Maybe you’re thinking about Google Glass, the spectacularly failed hardware project that took the world by storm for not much more than a minute?
Or maybe you’re scared for a dystopian future like this episode of Channel 4’s Black Mirror, where special lenses record the entire life of its protagonist.
Truth is, it doesn’t really matter what you’re thinking.
Stages we go through for all Snapchat launches:
Step 1: WTF is this?
Step 2: No really, what is this?
Step 3: 100M people use it daily.
— Aaron Levie (@levie) September 24, 2016
It’s not about your (or my) opinion, but whether Snapchat’s userbase is going to like it. Those users also happen to be younger people than most people who read this blog, or are interested in tech journalism in general.

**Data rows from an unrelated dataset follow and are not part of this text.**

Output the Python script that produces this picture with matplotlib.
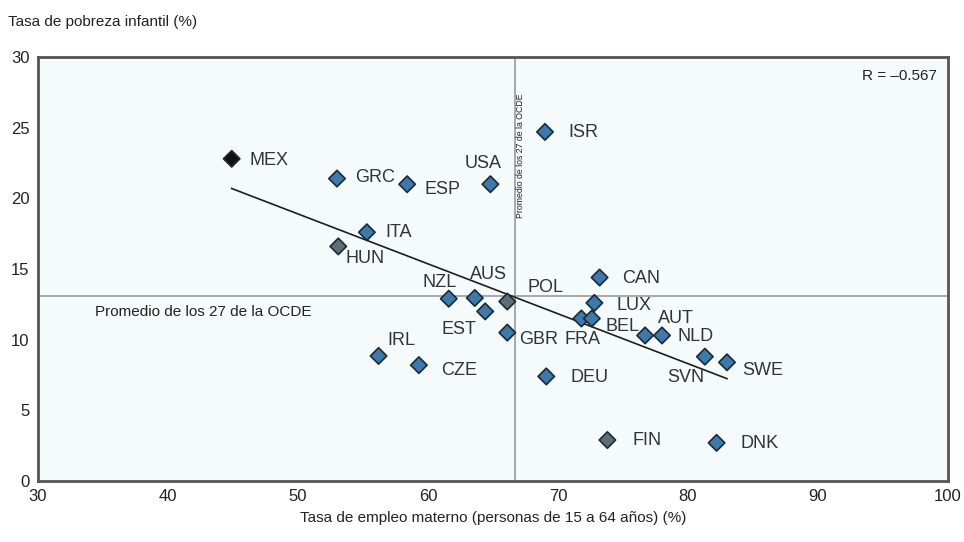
import matplotlib
import numpy as np

matplotlib.use("Agg")
import matplotlib.pyplot as plt  # noqa: E402

plt.rcParams["font.family"] = ["Liberation Sans", "DejaVu Sans"]

# --------------------------------------------------------------------------- #
# Data
# --------------------------------------------------------------------------- #
countries = ["MEX", "GRC", "ESP", "USA", "ISR", "ITA", "HUN", "NZL", "AUS", "EST",
             "POL", "GBR", "CAN", "LUX", "FRA", "BEL", "AUT", "NLD", "SVN", "SWE",
             "DEU", "CZE", "IRL", "FIN", "DNK"]
maternal_emp = [44.9, 53.0, 58.4, 64.8, 69.0, 55.3, 53.1, 61.6, 63.6, 64.4,
                66.1, 66.1, 73.2, 72.8, 71.8, 72.6, 76.7, 78.0, 81.3, 83.0,
                69.1, 59.3, 56.2, 73.8, 82.2]
child_poverty = [22.8, 21.4, 21.0, 21.0, 24.7, 17.6, 16.6, 12.9, 12.95, 12.0,
                 12.7, 10.5, 14.4, 12.6, 11.5, 11.5, 10.3, 10.3, 8.8, 8.4,
                 7.4, 8.2, 8.85, 2.9, 2.7]
oecd_avg_x = 66.7
oecd_avg_y = 13.1
r_value = -0.567

# label offsets in pixels (dx, dy, ha)
label_pos = {
    "MEX": (18, -2, "left"), "GRC": (18, 1, "left"), "ESP": (17, -5, "left"),
    "USA": (-7, 21, "center"), "ISR": (23, -1, "left"), "ITA": (18, 0, "left"),
    "HUN": (7, -12, "left"), "NZL": (-9, 16, "center"), "AUS": (14, 23, "center"),
    "EST": (-26, -18, "center"), "POL": (20, 14, "left"), "GBR": (12, -7, "left"),
    "CAN": (23, -1, "left"), "LUX": (22, -3, "left"), "FRA": (-17, -21, "left"),
    "BEL": (14, -8, "left"), "AUT": (13, 17, "left"), "NLD": (16, -1, "left"),
    "SVN": (-38, -21, "left"), "SWE": (15, -8, "left"), "DEU": (24, -1, "left"),
    "CZE": (22, -5, "left"), "IRL": (9, 15, "left"), "FIN": (25, 0, "left"),
    "DNK": (24, -1, "left"),
}
black_pts = {"MEX"}
grey_pts = {"FIN", "HUN", "POL"}

# --------------------------------------------------------------------------- #
# Chart
# --------------------------------------------------------------------------- #
fig = plt.figure(figsize=(9.64, 5.42), dpi=100)
ax = fig.add_axes([0.0394, 0.1125, 0.944, 0.7823])
ax.set_facecolor("#f5fafa")
ax.set_xlim(30, 100)
ax.set_ylim(0, 30)

ax.axvline(oecd_avg_x, color="#9a9a9a", lw=1.2, zorder=1)
ax.axhline(oecd_avg_y, color="#9a9a9a", lw=1.2, zorder=1)

x = np.array(maternal_emp)
y = np.array(child_poverty)
slope, intercept = np.polyfit(x, y, 1)
xs = np.array([x.min(), x.max()])
ax.plot(xs, slope * xs + intercept, color="#1e1e1e", lw=1.2, zorder=2)

colors = []
for c in countries:
    if c in black_pts:
        colors.append("#111111")
    elif c in grey_pts:
        colors.append("#5d6f74")
    else:
        colors.append("#3a7aae")
ax.scatter(x, y, marker="D", s=70, c=colors, edgecolors="#1b2a33",
           linewidths=1.2, zorder=3)

for c, xi, yi in zip(countries, x, y):
    dx, dy, ha = label_pos[c]
    ax.annotate(c, (xi, yi), xytext=(dx, dy), textcoords="offset pixels",
                ha=ha, va="center", fontsize=13, color="#333333", zorder=4)

ax.text(34.4, 11.95, "Promedio de los 27 de la OCDE",
        fontsize=11, color="#222222", va="center", ha="left")
ax.text(oecd_avg_x + 0.1, 18.6, "Promedio de los 27 de la OCDE",
        rotation=90, fontsize=6.3, color="#222222", va="bottom", ha="left")
ax.text(0.988, 0.955, f"R = \u2013{abs(r_value):.3f}", transform=ax.transAxes,
        fontsize=11, color="#222222", ha="right", va="center")

for s in ax.spines.values():
    s.set_color("#555555")
    s.set_linewidth(2)
ax.set_xticks(range(30, 101, 10))
ax.set_yticks(range(0, 31, 5))
ax.tick_params(length=0, labelsize=12, colors="#222222", pad=6)
ax.set_xlabel("Tasa de empleo materno (personas de 15 a 64 años) (%)",
              fontsize=11, color="#222222", labelpad=5)
fig.text(8 / 964, 1 - 22 / 542, "Tasa de pobreza infantil (%)", fontsize=11,
         color="#222222", ha="left", va="center")

fig.savefig("out.png", dpi=100)
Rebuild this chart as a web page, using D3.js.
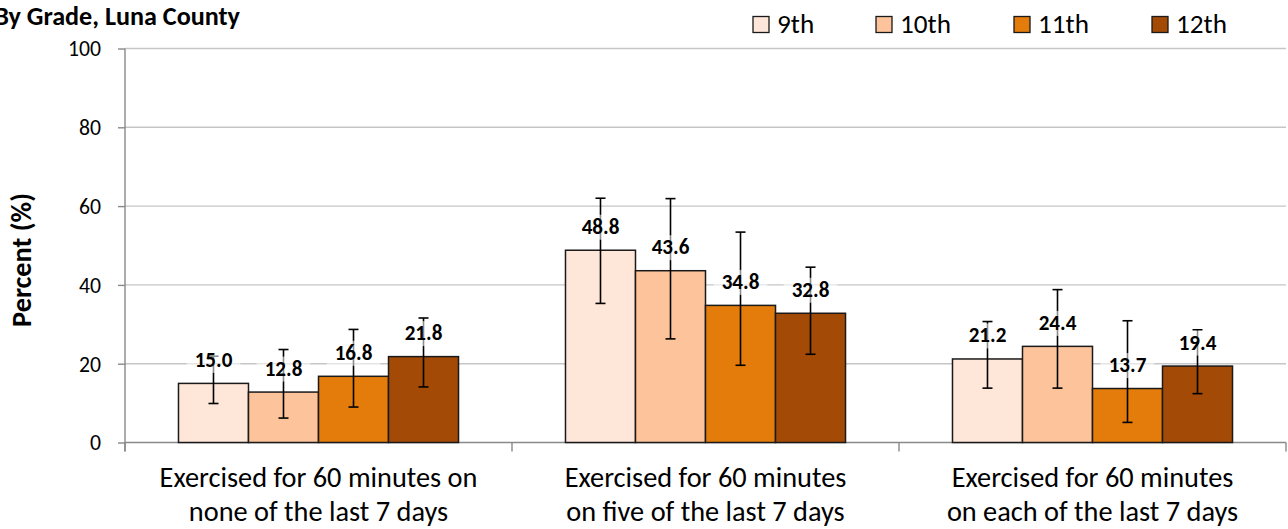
<!DOCTYPE html>
<html><head><meta charset="utf-8">
<script src="https://cdn.jsdelivr.net/npm/d3@7"></script>
<style>
html,body{margin:0;padding:0;background:#fff;overflow:hidden}
text{font-family:Carlito,Calibri,Lato,sans-serif;fill:#000}
</style></head>
<body><svg id="c" width="1288" height="529"></svg>
<script>
const categories = [
  ["Exercised for 60 minutes on", "none of the last 7 days"],
  ["Exercised for 60 minutes", "on five of the last 7 days"],
  ["Exercised for 60 minutes", "on each of the last 7 days"]
];
const grades = ["9th", "10th", "11th", "12th"];
const values = {
  "9th":  [15.0, 48.8, 21.2],
  "10th": [12.8, 43.6, 24.4],
  "11th": [16.8, 34.8, 13.7],
  "12th": [21.8, 32.8, 19.4]
};
const lower = {
  "9th":  [9.9, 35.3, 13.8],
  "10th": [6.2, 26.3, 13.8],
  "11th": [9.0, 19.6, 5.1],
  "12th": [14.1, 22.4, 12.4]
};
const upper = {
  "9th":  [21.9, 62.0, 30.7],
  "10th": [23.6, 61.9, 38.8],
  "11th": [28.7, 53.4, 30.9],
  "12th": [31.6, 44.5, 28.6]
};
const yTicks = [0, 20, 40, 60, 80, 100];
const colors = ["#FEE6D9", "#FDC49B", "#E37C0A", "#A24A06"];
const titleText = "By Grade, Luna County";
const yTitle = "Percent (%)";

const svg = d3.select("#c");
const L = 125, R = 1286, T = 48.5, B = 442.5;
const FONT = "Carlito,Calibri,Lato,sans-serif";

function fit(sel, target) {
  const n = sel.node();
  const fs = parseFloat(sel.attr("font-size"));
  const w = n.getComputedTextLength();
  const nfs = fs * target / w;
  sel.attr("font-size", nfs);
  return nfs;
}

const x0 = d3.scaleBand().domain(d3.range(categories.length)).range([L, R]).paddingInner(0).paddingOuter(0);
const x1 = d3.scaleBand().domain(grades).range([0, x0.bandwidth()]).paddingInner(0).paddingOuter(0.764);
const y = d3.scaleLinear().domain([0, 100]).range([B, T]);
const color = d3.scaleOrdinal().domain(grades).range(colors);

// gridlines
svg.append("g").selectAll("line").data(yTicks.filter(d => d > 0)).join("line")
  .attr("x1", L).attr("x2", R).attr("y1", d => y(d)).attr("y2", d => y(d))
  .attr("stroke", "#C6C6C6").attr("stroke-width", 1.4);

// y axis
const yAxis = d3.axisLeft(y).tickValues(yTicks).tickSize(7).tickPadding(17);
const yg = svg.append("g").attr("transform", `translate(${L},0)`).call(yAxis);
yg.select(".domain").remove();
yg.selectAll(".tick line").attr("stroke", "#898989").attr("stroke-width", 1.4);
yg.selectAll(".tick text").attr("font-family", FONT).attr("font-size", 21).attr("fill", "#000").attr("dy", "0.34em");
{
  const t100 = yg.selectAll(".tick text").filter(d => d === 100);
  const fs = fit(t100, 33);
  yg.selectAll(".tick text").attr("font-size", fs);
}
svg.append("line").attr("x1", L).attr("x2", L).attr("y1", T).attr("y2", B + 9)
  .attr("stroke", "#898989").attr("stroke-width", 1.4);

// x axis
svg.append("line").attr("x1", L).attr("x2", R).attr("y1", B).attr("y2", B)
  .attr("stroke", "#898989").attr("stroke-width", 1.6);
const bounds = d3.range(categories.length + 1).map(i => i < categories.length ? x0(i) : x0(i - 1) + x0.bandwidth());
svg.append("g").selectAll("line").data(bounds).join("line")
  .attr("x1", d => d).attr("x2", d => d).attr("y1", B).attr("y2", B + 9)
  .attr("stroke", "#898989").attr("stroke-width", 1.4);

// bars
const flat = [];
categories.forEach((c, i) => grades.forEach((g, j) => flat.push({ i, g, j, v: values[g][i], lo: lower[g][i], hi: upper[g][i] })));
const bx = d => x0(d.i) + x1(d.g);
svg.append("g").selectAll("rect").data(flat).join("rect")
  .attr("x", bx).attr("width", x1.bandwidth())
  .attr("y", d => y(d.v)).attr("height", d => y(0) - y(d.v))
  .attr("fill", d => color(d.g)).attr("stroke", "#1a1a1a").attr("stroke-width", 1.5);

// error bars
const eg = svg.append("g").attr("stroke", "#000").attr("stroke-width", 1.6);
flat.forEach(d => {
  const cx = bx(d) + x1.bandwidth() / 2;
  eg.append("line").attr("x1", cx).attr("x2", cx).attr("y1", y(d.lo)).attr("y2", y(d.hi));
  eg.append("line").attr("x1", cx - 5).attr("x2", cx + 5).attr("y1", y(d.lo)).attr("y2", y(d.lo));
  eg.append("line").attr("x1", cx - 5).attr("x2", cx + 5).attr("y1", y(d.hi)).attr("y2", y(d.hi));
});

// value labels
const lg = svg.append("g");
let labelFS = null;
flat.forEach(d => {
  const cx = bx(d) + x1.bandwidth() / 2;
  const base = y(d.v) - 16.5;
  const rect = lg.append("rect").attr("fill", "#fff").attr("fill-opacity", 0.55);
  const t = lg.append("text").attr("x", cx).attr("y", base).attr("text-anchor", "middle")
    .attr("font-weight", "bold").attr("font-family", FONT).attr("font-size", 20).text(d.v.toFixed(1));
  if (labelFS === null) labelFS = fit(t, 37.7); else t.attr("font-size", labelFS);
  const w = t.node().getComputedTextLength();
  rect.attr("x", cx - w / 2 - 8).attr("width", w + 16).attr("y", base - 19).attr("height", 25);
});

// x labels
let xfs = null;
const xl = svg.append("g");
categories.forEach((c, i) => {
  const cx = x0(i) + x0.bandwidth() / 2;
  c.forEach((line, k) => {
    const t = xl.append("text").attr("x", cx).attr("y", 487 + k * 34).attr("text-anchor", "middle")
      .attr("font-family", FONT).attr("font-size", 24).text(line);
    if (xfs === null) xfs = fit(t, 318); else t.attr("font-size", xfs);
  });
});

// y title
{
  const t = svg.append("text").attr("transform", "translate(31,260) rotate(-90)")
    .attr("text-anchor", "middle").attr("font-weight", "bold").attr("font-family", FONT)
    .attr("font-size", 24).text(yTitle);
  fit(t, 134);
}

// title (clipped at left)
{
  const t = svg.append("text").attr("x", 240).attr("y", 25).attr("text-anchor", "end")
    .attr("font-weight", "bold").attr("font-family", FONT).attr("font-size", 24).text(titleText);
  fit(t, 246);
}

// legend
const legX = [753, 876, 1014, 1152];
let legFS = null;
const leg = svg.append("g");
grades.forEach((g, j) => {
  leg.append("rect").attr("x", legX[j]).attr("y", 16.5).attr("width", 16).attr("height", 16)
    .attr("fill", color(g)).attr("stroke", "#1a1a1a").attr("stroke-width", 1.3);
  const t = leg.append("text").attr("x", legX[j] + 24).attr("y", 33).attr("font-family", FONT)
    .attr("font-size", 26).text(g);
  if (g === "11th") { legFS = fit(t, 51); }
});
leg.selectAll("text").attr("font-size", legFS);
</script></body></html>
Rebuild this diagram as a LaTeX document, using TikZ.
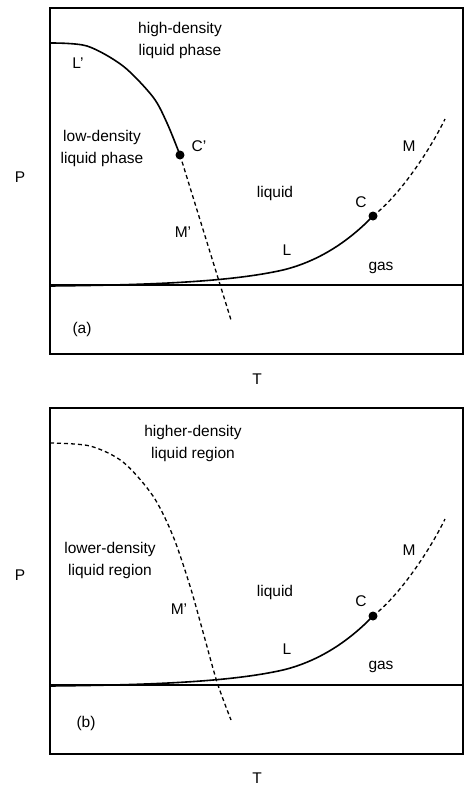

The newly christenend Snap Inc. isn’t making it a secret they’re going after teens — just check out their commercial. It features a bunch of teens, having fun on their skateboards, capturing every moment with their sunglasses.
This is how I imagine the Spectacles look to a young Snapchat user:
They’re sunglasses that come in a variety of fun colors and designs. They look simple but stylish and are in the same price range as a pair of Ray-Ban’s. Also, they connect to the app you’re already using all day — but now you don’t have to pull out your phone anymore. For $130 there’s no friction anymore to share every part of your life with your friends. It’s a compelling deal.
Sure, the product’s not perfect — you need to charge them, and most people aren’t going to wear sunglasses at night. But will that keep young consumers away from a frictionless life-sharing device?
Time will tell. But if the Spectacles are picked up as quickly as Snapchat’s other features, the youth will have made wearables cool in the blink of an eye. And when that happens, the rest of the world will quickly follow.